You'll have to make your own parser.py file (PLY is not very flexible on that point, see issue 49).
You can change PHRASE_RE
but I imagine you have to verify that you have as much "
at the begining as in the end "
. So you may better go duplicating most of it ! So maybe adding a DPHRASE_RE
copying PHRASE_RE
but with double quote and a t_DPHRASE
alike t_PHRASE
is the best way to go.
Alright I tried that, but it unfortunately doesn't parse it (still giving the same output as before). I added the following to pieces of code to parser.py as you mentioned:
DPHRASE_RE = r'''
(?P<phrase> # phrase
"" # opening double quotes
(?: # repeating
[^\\"] # - a char which is not escape or end of phrase
| # OR
\\. # - an escaped char
)*
"" # closing double quotes
)'''
@lex.TOKEN(DPHRASE_RE)
def t_DPHRASE(t):
m = re.match(DPHRASE_RE, t.value, re.VERBOSE)
value = m.group("phrase")
t.value = Phrase(value)
return t
Is there any other code that needs to be edited to take account of this change?
Maybe add DPHRASE
in precedence
, before PHRASE
?
Also add DPHRASE in tokens
.
Alright I did that, and I got the following notice when loading the library:
WARNING: Token 'DPHRASE' defined, but not used
WARNING: Token 'SEPARATOR' defined, but not used
WARNING: There are 2 unused tokens
Generating LALR tables
WARNING: 11 shift/reduce conflicts
Output is still the same as before :/
Yes sorry, you have to write a rule:
def p_double_quoting(p):
'unary_expression : DPHRASE'
p[0] = p[1]
Alright did that, now got this warning when importing the library:
WARNING: Token 'SEPARATOR' defined, but not used
WARNING: There are 1 unused tokens
Generating LALR tables
WARNING: 11 shift/reduce conflicts
And still get the same output when parsing. Is there anywhere I need to point to this rule that I've added?

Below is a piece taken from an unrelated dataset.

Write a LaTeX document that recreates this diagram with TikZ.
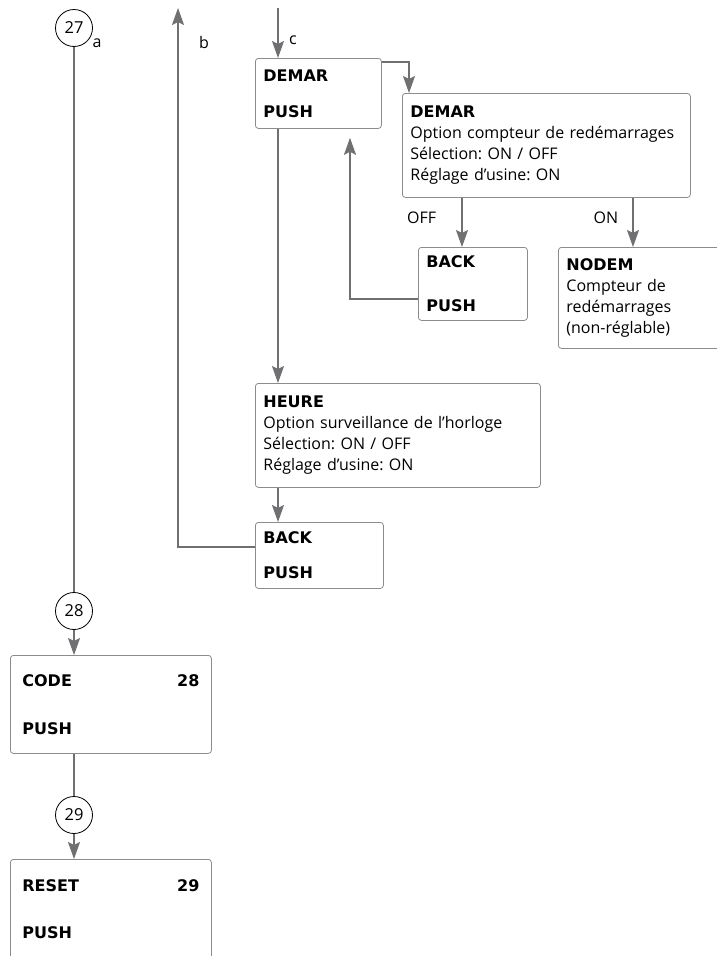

Yes sorry, you should also try yourself ;-) just mimic what's done for PHRASE and report here when you're done !
So yes you have to add it there:
def p_phrase_or_term(p):
'''phrase_or_term : TERM
| PHRASE
| DPHRASE'''
p[0] = p[1]
Also you may want to add it to p_proximity
:
def p_proximity(p):
'''unary_expression : PHRASE APPROX
| DPHRASE APPROX'''
p[0] = Proximity(p[1], p[2])
Unfortunately still getting the exact same output as before after trying that.
Maybe you have to change PHRASE_RE so that it does not match ""
alone ? Or at least ""
followed by some char.
So maybe
PHRASE_RE = r'''
(?P<phrase> # phrase
" # opening quote
(?: # repeating
[^\\"] # - a char which is not escape or end of phrase
| # OR
\\. # - an escaped char
)+
" # closing quote
| # or
""(?!\w) # empty quote but no char after
)'''
@alexgarel That seems to have done the trick! Thanks very much.